The space parsing problem also affects how the range is determined. If one specifies a negative range like -10, to fetch the last 10 bytes, and it is preceeded by a space, the current code treats the space as a 0 so instead of the last 10 bytes, you get the first 10. So this request: GET /small.html HTTP/1.1 Host: localhost Range: bytes= -10 Connection: close returns bytes 0-9 instead of the the last 10. A patch to fix both issues is: --- http_protocol.c.orig 2005-10-20 11:54:44.000000000 -0400 +++ http_protocol.c 2005-10-20 11:55:57.000000000 -0400 @@ -3033,7 +3033,8 @@ static int ap_set_byterange(request_rec *r) { - const char *range; + const char *tmphdr; + char *range; const char *if_range; const char *match; const char *ct; @@ -3053,8 +3054,14 @@ * Navigator 2-3 and MSIE 3. */ - if (!(range = apr_table_get(r->headers_in, "Range"))) { - range = apr_table_get(r->headers_in, "Request-Range"); + if (!(tmphdr = apr_table_get(r->headers_in, "Range"))) { + tmphdr = apr_table_get(r->headers_in, "Request-Range"); + } + + range = NULL; + if (tmphdr) { + range = apr_palloc(r->pool, strlen(tmphdr)); + apr_collapse_spaces(range, tmphdr); } if (!range || strncasecmp(range, "bytes=", 6) || r->status != HTTP_OK) {
Reconsidering 14.35.1 Byte Ranges in RFC2616, and looking at the recent issues with request/response splitting/spoofing; -1 on any patch to permit this grammer, however in comment 4 we have a clear issue, we can't be treating empty space as a zero-value. Therefore, we should treat the invalid characters (any of them, including unpermited lws) as a flaw. Now, back to the original report, how to handle. I suggest we treat any flawed bytes= sequence as a noop, unset the corresponding input Range/IfRange header, and provide the complete response. The broken client will need to be fixed (it sucks down more data than it intended) but it should be aware of servers which don't support [it's broken] range syntax, and therefore even the broken client shouldn't fail. Sorry if I led in the opposite direction nearly 2 years ago, but in hindsite, allowing invalid grammer proved to be the fatal flaw in the entire class of proxy splitting vulnerabilities, since each server was 'differently permissive' and their permissive and strict interpretations of the headers clashed.

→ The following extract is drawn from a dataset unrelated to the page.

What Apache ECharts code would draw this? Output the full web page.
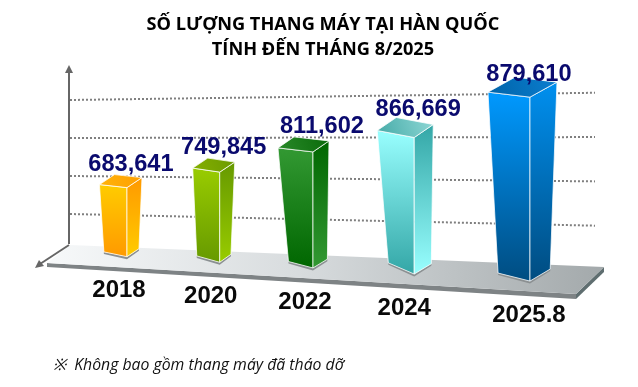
<!DOCTYPE html>
<html>
<head>
<meta charset="utf-8">
<style>html,body{margin:0;padding:0;background:#fff}#c{width:638px;height:387px}</style>
<script src="https://cdn.jsdelivr.net/npm/echarts@6/dist/echarts.min.js"></script>
</head>
<body>
<div id="c"></div>
<script>
const categories = ['2018', '2020', '2022', '2024', '2025.8'];
const elevatorCounts = [683641, 749845, 811602, 866669, 879610];
const gridValues = [600000, 700000, 800000, 900000];
const titleText = 'SỐ LƯỢNG THANG MÁY TẠI HÀN QUỐC\nTÍNH ĐẾN THÁNG 8/2025';
const noteText = '※  Không bao gồm thang máy đã tháo dỡ';

// Pictorial perspective of the drawing, per category (not data).
const nearness = [0.99, 0.95, 0.98, 0.98, 1.275];
const xWarp = [0, -8, -15.5, -15, 0];
const frontW = [27.5, 27, 35, 37, 42];
const sideW = [15, 15, 16, 19, 27];
const leftRise = [3, 4, 4, 7, 5];
const sideRise = [10, 10, 11, 13, 15];
const taper = [0.84, 0.85, 0.7, 0.7, 0.76];
const sideTaper = [0.8, 0.75, 0.9, 0.9, 0.75];
const valueLabelDx = [4, 4, 9, 4, -1];
const valueLabelDy = [-23, -25, -25, -28, -23];
const catLabelDx = [-8, -9, -8, -10, -1];
const palette = [
  { a: '#ffcc00', b: '#ff9900', sa: '#ff9900', sb: '#ffcc00', t: '#ffb30a', t2: '#ff9f00' },
  { a: '#99cc00', b: '#669900', sa: '#669900', sb: '#99cc00', t: '#86b000', t2: '#6a9a00' },
  { a: '#339933', b: '#006600', sa: '#006600', sb: '#339933', t: '#2a8a2a', t2: '#0a6a0a' },
  { a: '#99ffff', b: '#33a6a6', sa: '#33a6a6', sb: '#99ffff', t: '#44a9a6', t2: '#8fd8d6' },
  { a: '#0099ff', b: '#004c80', sa: '#0090f0', sb: '#004c80', t: '#0063a8', t2: '#0b7ed0' }
];

const grad = (c1, c2) => ({ type: 'linear', x: 0, y: 0, x2: 0, y2: 1,
  colorStops: [{ offset: 0, color: c1 }, { offset: 1, color: c2 }] });
const hairline = 'rgba(255,255,255,0.75)';

function renderGrid(params, api) {
  const v = api.value(0);
  const baseY = api.coord([0, 500000])[1];
  const h = baseY - api.coord([0, v])[1];
  return {
    type: 'line', silent: true,
    shape: { x1: 70, y1: 252 - h, x2: 595, y2: 270 - h * 1.166 },
    style: { stroke: '#7f7f7f', lineWidth: 2, lineDash: [2, 2] }
  };
}

function renderBar(params, api) {
  const i = api.value(0);
  const v = api.value(1);
  const x = api.coord([i, v])[0] + xWarp[i];
  const yTop0 = api.coord([i, v])[1];
  const baseAxis = api.coord([i, 500000])[1];
  const h = (baseAxis - yTop0) * nearness[i];
  const base = 249 + 0.0605 * x;
  const top = base - h;
  const fw = frontW[i], sw = sideW[i], lr = leftRise[i], sr = sideRise[i];
  const p = palette[i];
  const TL = [x - fw, top - lr], TR = [x, top], TS = [x + sw, top - sr], TB = [x - fw + sw, top - lr - sr];
  const BL = [x - fw * taper[i], base - lr * 1.6], BR = [x, base], BS = [x + sw * sideTaper[i], base - sr * 0.8];
  const poly = (pts, fill, extra) => ({
    type: 'polygon', shape: { points: pts },
    style: Object.assign({ fill: fill, stroke: hairline, lineWidth: 1 }, extra || {})
  });
  return {
    type: 'group',
    children: [
      poly([BL, BR, BS, [BS[0], BS[1] + 2], [BR[0], BR[1] + 2.5], [BL[0], BL[1] + 2]], '#8b9092', { stroke: 'none' }),
      poly([TL, TR, BR, BL], grad(p.a, p.b)),
      poly([TR, TS, BS, BR], grad(p.sa, p.sb)),
      poly([TL, TB, TS, TR], { type: 'linear', x: 0, y: 1, x2: 1, y2: 0,
        colorStops: [{ offset: 0, color: p.t }, { offset: 1, color: p.t2 }] }),
      { type: 'text', style: {
          text: api.value(2), x: x + valueLabelDx[i], y: top + valueLabelDy[i],
          align: 'center', verticalAlign: 'middle',
          fontFamily: 'Liberation Sans', fontWeight: 'bold', fontSize: 23.6, fill: '#0a0a6e' } },
      { type: 'text', style: {
          text: categories[i], x: x + catLabelDx[i], y: base + 34,
          align: 'center', verticalAlign: 'middle',
          fontFamily: 'Liberation Sans', fontWeight: 'bold', fontSize: 24, fill: '#0a0a0a' } }
    ]
  };
}

const chart = echarts.init(document.getElementById('c'), null, { renderer: 'canvas' });
chart.setOption({
  animation: false,
  backgroundColor: '#fff',
  title: [
    { text: titleText, left: 318, top: 7, textAlign: 'center',
      textStyle: { fontFamily: 'Open Sans', fontWeight: 'bold', fontSize: 18.2, lineHeight: 25, color: '#000' } },
    { text: noteText, left: 48, top: 352,
      textStyle: { fontFamily: 'Open Sans', fontStyle: 'italic', fontWeight: 'normal', fontSize: 15.8, color: '#111' } }
  ],
  grid: { left: 76.6, width: 503.75, top: 40, height: 228 },
  xAxis: { type: 'category', data: categories, show: false },
  yAxis: { type: 'value', min: 500000, max: 1100000, interval: 100000, show: false },
  graphic: [
    { type: 'polygon', z: 0, shape: { points: [[47, 263], [576, 294], [576, 299], [47, 267]] },
      style: { fill: '#7e8385' } },
    { type: 'polygon', z: 0, shape: { points: [[576, 294], [604, 267], [604, 272], [576, 299]] },
      style: { fill: '#5f6e70' } },
    { type: 'polygon', z: 0, shape: { points: [[47, 263], [70, 245], [604, 267], [576, 294]] },
      style: { fill: { type: 'linear', x: 0, y: 0, x2: 1, y2: 0,
        colorStops: [{ offset: 0, color: '#f7f9fa' }, { offset: 0.45, color: '#d8dcde' }, { offset: 1, color: '#a3a9ab' }] } } },
    { type: 'polyline', z: 1, shape: { points: [[69, 244], [69, 70]] }, style: { stroke: '#666', lineWidth: 2, fill: 'none' } },
    { type: 'polygon', z: 1, shape: { points: [[69, 65], [65, 73], [73, 73]] }, style: { fill: '#666' } },
    { type: 'polyline', z: 1, shape: { points: [[69, 245], [40, 264]] }, style: { stroke: '#666', lineWidth: 2, fill: 'none' } },
    { type: 'polygon', z: 1, shape: { points: [[35, 268], [39, 260], [44, 266]] }, style: { fill: '#666' } }
  ],
  series: [
    { type: 'custom', coordinateSystem: 'cartesian2d', silent: true, z: 2,
      renderItem: renderGrid, encode: { y: 0 },
      data: gridValues.map(v => [v]) },
    { type: 'custom', coordinateSystem: 'cartesian2d', silent: true, z: 3,
      renderItem: renderBar, encode: { x: 0, y: 1 },
      data: elevatorCounts.map((v, i) => [i, v, v.toLocaleString('en-US')]) }
  ]
});
</script>
</body>
</html>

The current code is not compliant with 2616 since it doesn't allow the implied LWS. I cannot imagine why you'd say that *fixing* a 2616 compliance issue could create a security issue. (nor how any particular interpretation of the Range header would create a security issue in the first place) Patch looks fine to me.

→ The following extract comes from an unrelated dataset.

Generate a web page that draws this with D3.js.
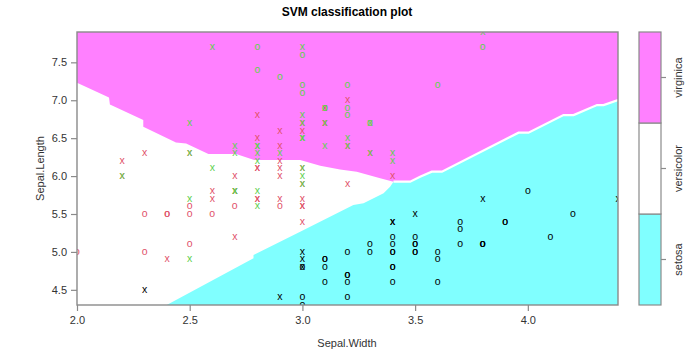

Note on Joe's comment, '-' is -NOT- defined as a seperator, so I agree that implied *LWS permits 'bytes = 500-600,601-999' ... or 'bytes=500-600 , 601-999' But implied *LWS apparenty does not permit 'bytes=500 - 600,601 - 999' as the minus symbol/dash is not in the list of 'seperators' defined by RFC 2616.
So what problem is created in following the usual "be liberal in what you accepte" rule and stripping all whitespace? What security issues are you talking about above?

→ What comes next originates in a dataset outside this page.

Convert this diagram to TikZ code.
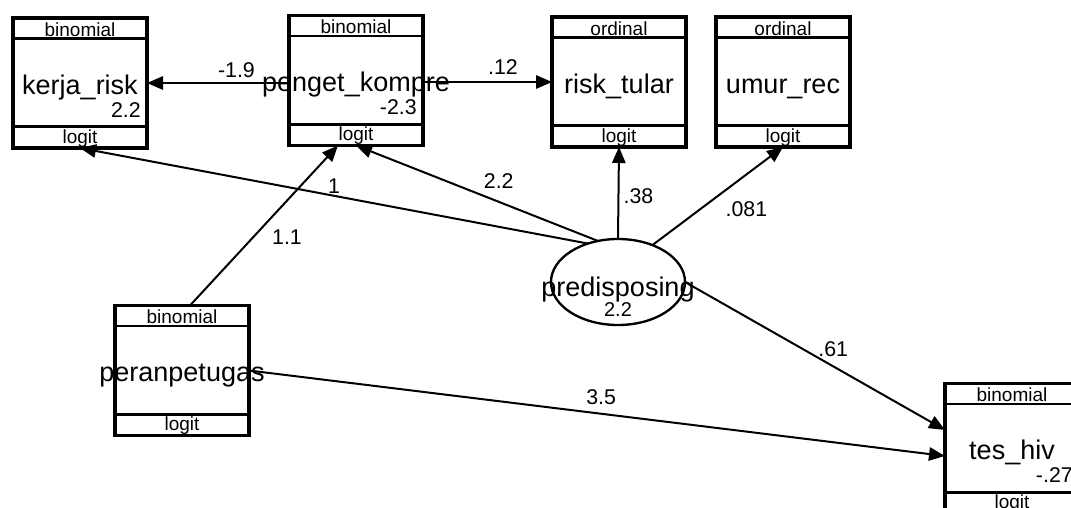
\documentclass[tikz,border=0pt]{standalone}
\usepackage{fontspec}
\setmainfont{Liberation Sans}
\usetikzlibrary{arrows.meta,shapes.geometric}

% observed variable box: name, position, family, label, value, link
\newcommand{\varbox}[6]{%
  \node[varbox] (#1) at (#2) {};
  \draw[bandline] ([yshift=-15.4pt]#1.north west) -- ([yshift=-15.4pt]#1.north east);
  \draw[bandline] ([yshift=16pt]#1.south west) -- ([yshift=16pt]#1.south east);
  \node[famtxt] (#1-top) at ([yshift=-13.5pt]#1.north) {#3};
  \node[nametxt] (#1-name) at ([yshift=-8.25pt]#1.center) {#4};
  \node[valtxt] (#1-val) at ([xshift=-4.5pt,yshift=22.9pt]#1.south east) {#5};
  \node[famtxt] (#1-bot) at ([yshift=3.4pt]#1.south) {#6};
}

\begin{document}
\begin{tikzpicture}[x=0.75pt,y=-0.75pt,
    varbox/.style={draw, line width=2.5pt, minimum width=100.5pt, minimum height=97.5pt, inner sep=0pt, outer sep=0pt},
    bandline/.style={line width=2pt},
    famtxt/.style={font=\fontsize{14.25}{16}\selectfont, anchor=base, inner sep=0pt},
    nametxt/.style={font=\fontsize{20.25}{24}\selectfont, anchor=base, inner sep=0pt},
    valtxt/.style={font=\fontsize{16}{19}\selectfont, anchor=base east, inner sep=0pt},
    latent/.style={draw, ellipse, line width=1.75pt, minimum width=100.5pt, minimum height=64.5pt, inner sep=0pt, outer sep=0pt},
    semarrow/.style={line width=1.5pt, -{Triangle[length=12pt,width=10pt]}},
    lbl/.style={font=\fontsize{16}{19}\selectfont, inner sep=0pt}]
    \useasboundingbox (0,0) rectangle (1071,507);
    \clip (0,0) rectangle (1071,507);

    \varbox{kr}{80,83}{binomial}{kerja\_risk}{2.2}{logit}
    \varbox{pk}{356,80.5}{binomial}{penget\_kompre}{-2.3}{logit}
    \varbox{rt}{619,82}{ordinal}{risk\_tular}{}{logit}
    \varbox{ur}{783,82}{ordinal}{umur\_rec}{}{logit}
    \varbox{pp}{182,370.5}{binomial}{peranpetugas}{}{logit}
    \varbox{th}{1012,448.5}{binomial}{tes\_hiv}{-.27}{logit}

    \node[latent] (pd) at (618,282) {};
    \node[nametxt] (pd-name) at ([yshift=-10.5pt]pd.center) {predisposing};
    \node[famtxt, font=\fontsize{15}{18}\selectfont] (pd-val) at ([yshift=-26pt]pd.center) {2.2};

    \draw[semarrow] (kr.east -| pk.west) -- (kr.east) node[lbl, pos=.37, yshift=9.75pt] (l-pk-kr) {-1.9};
    \draw[semarrow] (rt.west -| pk.east) -- (rt.west) node[lbl, pos=.62, yshift=11.25pt] (l-pk-rt) {.12};
    \draw[semarrow] (pd.128) -- (kr.south) node[lbl, pos=.5, yshift=7pt] (l-pd-kr) {1};
    \draw[semarrow] (pd.116) -- (pk.south) node[lbl, pos=.41, yshift=15.75pt] (l-pd-pk) {2.2};
    \draw[semarrow] (pd.north) -- (rt.south) node[lbl, pos=.47, xshift=15pt] (l-pd-rt) {.38};
    \draw[semarrow] (pd.47) -- (ur.south) node[lbl, pos=.72, yshift=-26pt] (l-pd-ur) {.081};
    \draw[semarrow] (pd.east) -- ([yshift=13.9pt]th.west) node[lbl, pos=.57, yshift=12.75pt] (l-pd-th) {.61};
    \draw[semarrow] ([xshift=6pt]pp.north) -- ([xshift=-13.5pt]pk.south) node[lbl, pos=.43, xshift=25pt] (l-pp-pk) {1.1};
    \draw[semarrow] (pp.east) -- ([yshift=-5.6pt]th.west) node[lbl, pos=.506, yshift=12.75pt] (l-pp-th) {3.5};
\end{tikzpicture}
\end{document}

The grammar is already liberal, as you and I agreed. I'm noting only the one specific exclusion. After the Watchfire paper, forgive me for being a bit more paranoid about being excessively liberal with input. Unless we care to canonicalize the input, if it can be passed through the proxy, we should stick to RFC2616. +1 on fixing the implied LWS where permitted, which is everywhere except between digits, or between the digits and the hyphen.